THE TASK » Look through the listing below for the line containing "Output the web". Copy it and each line after it up to and including the line containing "const LEG_FS = 21, LEG_PAD = 24;", exactly, leaving out pictures.

--- begin INPUT MATERIAL ---

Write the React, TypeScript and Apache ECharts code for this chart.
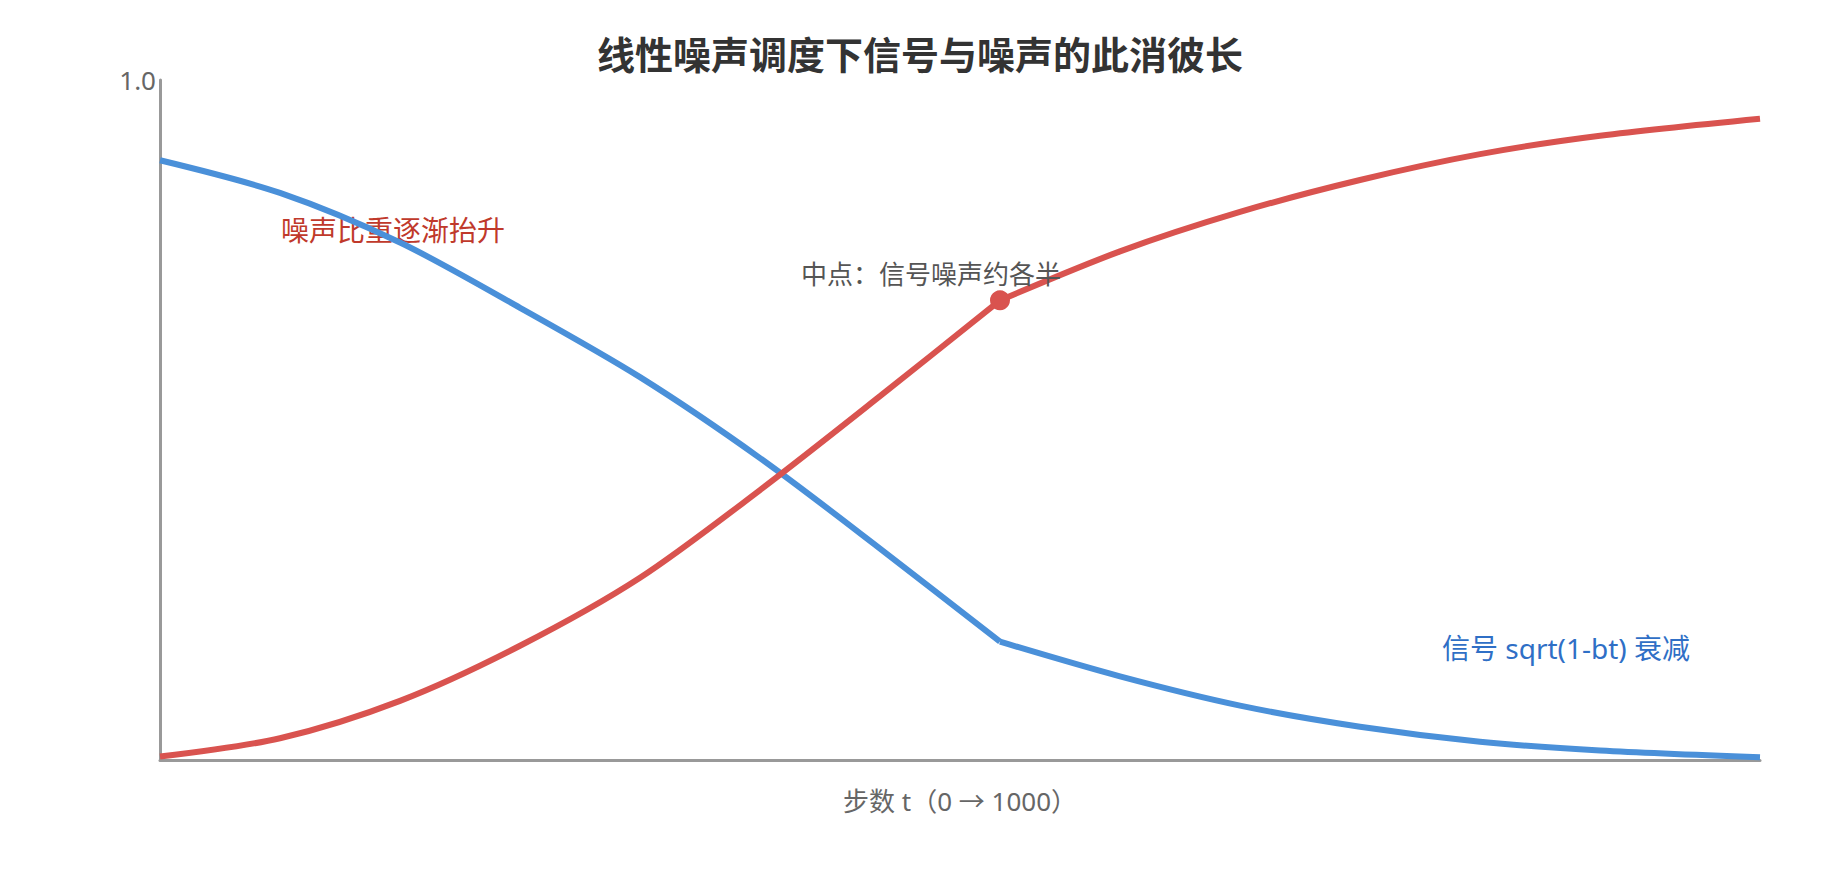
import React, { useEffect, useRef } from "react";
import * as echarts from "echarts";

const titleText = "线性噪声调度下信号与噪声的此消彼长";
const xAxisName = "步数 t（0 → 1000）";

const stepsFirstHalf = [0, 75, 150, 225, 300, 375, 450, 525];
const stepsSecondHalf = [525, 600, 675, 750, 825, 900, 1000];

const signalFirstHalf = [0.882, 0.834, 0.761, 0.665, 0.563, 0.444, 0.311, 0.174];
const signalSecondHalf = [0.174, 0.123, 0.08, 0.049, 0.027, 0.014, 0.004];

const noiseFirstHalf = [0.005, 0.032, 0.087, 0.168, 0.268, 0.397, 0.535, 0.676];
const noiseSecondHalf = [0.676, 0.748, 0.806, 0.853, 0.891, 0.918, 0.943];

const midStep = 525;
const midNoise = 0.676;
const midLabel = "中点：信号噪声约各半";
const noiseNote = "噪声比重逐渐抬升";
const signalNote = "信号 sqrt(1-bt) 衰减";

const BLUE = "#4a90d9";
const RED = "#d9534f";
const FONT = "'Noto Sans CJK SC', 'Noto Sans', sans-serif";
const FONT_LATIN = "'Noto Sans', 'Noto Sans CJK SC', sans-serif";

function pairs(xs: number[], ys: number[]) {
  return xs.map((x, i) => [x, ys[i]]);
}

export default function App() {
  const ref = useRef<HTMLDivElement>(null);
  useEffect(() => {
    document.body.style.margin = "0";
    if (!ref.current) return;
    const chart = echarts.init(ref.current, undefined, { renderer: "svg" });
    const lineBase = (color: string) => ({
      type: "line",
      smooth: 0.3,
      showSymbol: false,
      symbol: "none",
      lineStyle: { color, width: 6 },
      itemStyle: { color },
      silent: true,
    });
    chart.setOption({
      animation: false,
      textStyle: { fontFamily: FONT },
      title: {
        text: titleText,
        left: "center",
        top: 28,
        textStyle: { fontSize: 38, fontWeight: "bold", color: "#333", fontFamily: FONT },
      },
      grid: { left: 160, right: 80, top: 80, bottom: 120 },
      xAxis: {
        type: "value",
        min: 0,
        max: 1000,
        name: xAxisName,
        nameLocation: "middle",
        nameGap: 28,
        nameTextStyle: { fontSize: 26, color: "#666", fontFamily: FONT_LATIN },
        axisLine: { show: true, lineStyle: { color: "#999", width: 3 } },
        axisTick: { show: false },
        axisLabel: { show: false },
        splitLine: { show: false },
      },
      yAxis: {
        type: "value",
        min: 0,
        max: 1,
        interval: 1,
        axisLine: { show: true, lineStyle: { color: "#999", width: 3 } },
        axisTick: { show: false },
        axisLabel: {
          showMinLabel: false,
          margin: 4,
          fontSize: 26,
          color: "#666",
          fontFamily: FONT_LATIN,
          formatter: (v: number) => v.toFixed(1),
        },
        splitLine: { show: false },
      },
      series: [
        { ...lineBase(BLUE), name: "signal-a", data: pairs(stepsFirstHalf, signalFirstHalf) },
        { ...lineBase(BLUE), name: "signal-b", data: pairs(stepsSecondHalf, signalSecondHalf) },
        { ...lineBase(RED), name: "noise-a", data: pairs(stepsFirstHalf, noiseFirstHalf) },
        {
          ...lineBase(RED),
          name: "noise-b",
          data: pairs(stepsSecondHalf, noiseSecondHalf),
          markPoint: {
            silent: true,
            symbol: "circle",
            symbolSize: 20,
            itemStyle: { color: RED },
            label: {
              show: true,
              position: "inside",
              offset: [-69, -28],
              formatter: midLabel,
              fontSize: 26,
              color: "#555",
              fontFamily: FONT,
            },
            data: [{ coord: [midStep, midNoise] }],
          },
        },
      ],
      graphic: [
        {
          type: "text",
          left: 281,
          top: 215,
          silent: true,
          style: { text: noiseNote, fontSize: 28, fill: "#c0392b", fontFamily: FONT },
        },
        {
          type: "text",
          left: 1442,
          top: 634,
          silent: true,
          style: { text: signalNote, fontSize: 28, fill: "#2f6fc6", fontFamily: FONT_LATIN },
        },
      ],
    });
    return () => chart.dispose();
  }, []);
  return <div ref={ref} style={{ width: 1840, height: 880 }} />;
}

--- end INPUT MATERIAL ---
--- begin INPUT MATERIAL ---

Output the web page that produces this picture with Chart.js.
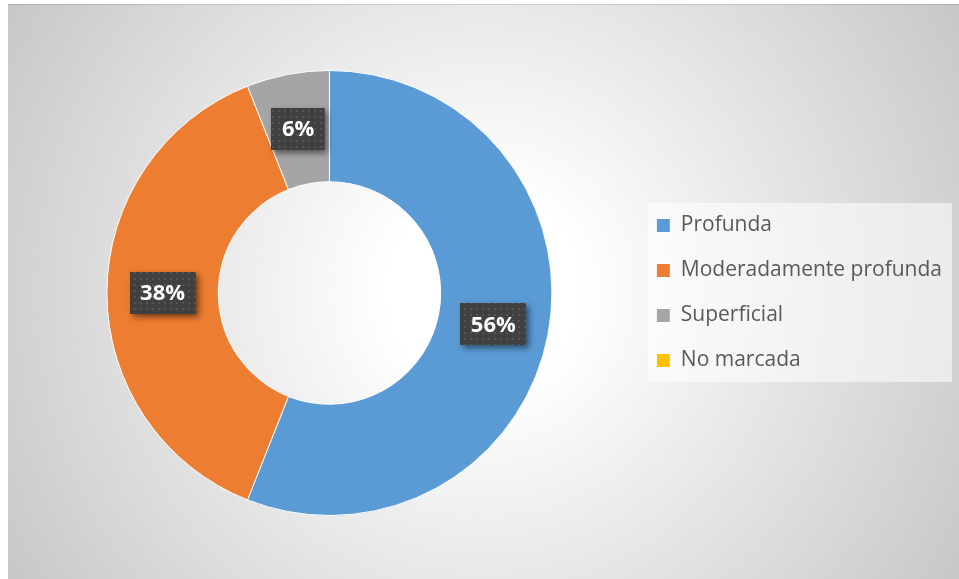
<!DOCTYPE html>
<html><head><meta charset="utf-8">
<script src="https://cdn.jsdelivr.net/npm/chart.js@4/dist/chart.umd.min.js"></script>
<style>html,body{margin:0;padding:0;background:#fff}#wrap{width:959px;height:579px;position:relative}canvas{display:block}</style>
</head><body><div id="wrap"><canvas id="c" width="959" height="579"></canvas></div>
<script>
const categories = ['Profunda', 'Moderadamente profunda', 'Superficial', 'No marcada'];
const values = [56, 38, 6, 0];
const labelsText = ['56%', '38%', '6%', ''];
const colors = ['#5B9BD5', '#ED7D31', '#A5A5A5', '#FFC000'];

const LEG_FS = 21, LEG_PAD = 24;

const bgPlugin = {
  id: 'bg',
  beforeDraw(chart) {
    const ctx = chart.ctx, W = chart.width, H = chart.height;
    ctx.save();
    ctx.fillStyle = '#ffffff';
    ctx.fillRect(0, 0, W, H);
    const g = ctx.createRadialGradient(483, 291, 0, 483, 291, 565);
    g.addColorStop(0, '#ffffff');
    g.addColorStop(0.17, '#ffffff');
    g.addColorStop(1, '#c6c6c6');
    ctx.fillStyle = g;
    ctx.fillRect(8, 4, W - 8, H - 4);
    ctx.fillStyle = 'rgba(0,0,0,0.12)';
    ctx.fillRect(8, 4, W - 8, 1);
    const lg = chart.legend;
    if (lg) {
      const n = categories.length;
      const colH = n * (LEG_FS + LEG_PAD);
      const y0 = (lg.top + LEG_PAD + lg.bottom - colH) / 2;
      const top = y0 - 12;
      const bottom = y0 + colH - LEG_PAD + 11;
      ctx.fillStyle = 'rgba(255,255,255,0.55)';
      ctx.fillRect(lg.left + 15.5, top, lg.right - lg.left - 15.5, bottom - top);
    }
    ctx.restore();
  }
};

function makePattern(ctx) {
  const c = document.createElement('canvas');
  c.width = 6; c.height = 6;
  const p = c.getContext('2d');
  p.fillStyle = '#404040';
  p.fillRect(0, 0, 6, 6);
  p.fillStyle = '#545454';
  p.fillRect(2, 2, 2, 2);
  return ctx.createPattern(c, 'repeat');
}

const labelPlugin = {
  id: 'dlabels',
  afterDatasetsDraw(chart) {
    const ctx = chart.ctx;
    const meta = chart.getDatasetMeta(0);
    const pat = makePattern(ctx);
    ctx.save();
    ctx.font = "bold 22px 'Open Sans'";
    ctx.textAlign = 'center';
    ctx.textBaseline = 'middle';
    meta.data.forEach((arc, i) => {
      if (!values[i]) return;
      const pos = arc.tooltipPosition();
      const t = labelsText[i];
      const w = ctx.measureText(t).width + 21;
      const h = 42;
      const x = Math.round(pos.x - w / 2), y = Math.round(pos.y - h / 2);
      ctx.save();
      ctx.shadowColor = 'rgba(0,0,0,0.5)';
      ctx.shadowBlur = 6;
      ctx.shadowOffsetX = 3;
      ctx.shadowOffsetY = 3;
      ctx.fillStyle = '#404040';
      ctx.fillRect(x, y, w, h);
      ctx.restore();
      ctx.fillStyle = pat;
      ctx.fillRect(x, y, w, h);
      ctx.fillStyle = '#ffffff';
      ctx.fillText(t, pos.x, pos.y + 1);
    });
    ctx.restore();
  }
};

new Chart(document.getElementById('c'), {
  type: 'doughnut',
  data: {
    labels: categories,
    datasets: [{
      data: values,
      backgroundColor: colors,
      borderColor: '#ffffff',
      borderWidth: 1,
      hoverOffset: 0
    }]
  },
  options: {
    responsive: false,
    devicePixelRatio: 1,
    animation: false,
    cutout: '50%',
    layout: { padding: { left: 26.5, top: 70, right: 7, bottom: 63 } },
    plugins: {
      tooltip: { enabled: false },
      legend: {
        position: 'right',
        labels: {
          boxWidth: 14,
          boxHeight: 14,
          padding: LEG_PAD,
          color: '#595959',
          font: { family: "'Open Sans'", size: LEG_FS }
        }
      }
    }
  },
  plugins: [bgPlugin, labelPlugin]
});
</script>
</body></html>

--- end INPUT MATERIAL ---

RESULT FOR THIS TASK »
Output the web page that produces this picture with Chart.js.
<!DOCTYPE html>
<html><head><meta charset="utf-8">
<script src="https://cdn.jsdelivr.net/npm/chart.js@4/dist/chart.umd.min.js"></script>
<style>html,body{margin:0;padding:0;background:#fff}#wrap{width:959px;height:579px;position:relative}canvas{display:block}</style>
</head><body><div id="wrap"><canvas id="c" width="959" height="579"></canvas></div>
<script>
const categories = ['Profunda', 'Moderadamente profunda', 'Superficial', 'No marcada'];
const values = [56, 38, 6, 0];
const labelsText = ['56%', '38%', '6%', ''];
const colors = ['#5B9BD5', '#ED7D31', '#A5A5A5', '#FFC000'];

const LEG_FS = 21, LEG_PAD = 24;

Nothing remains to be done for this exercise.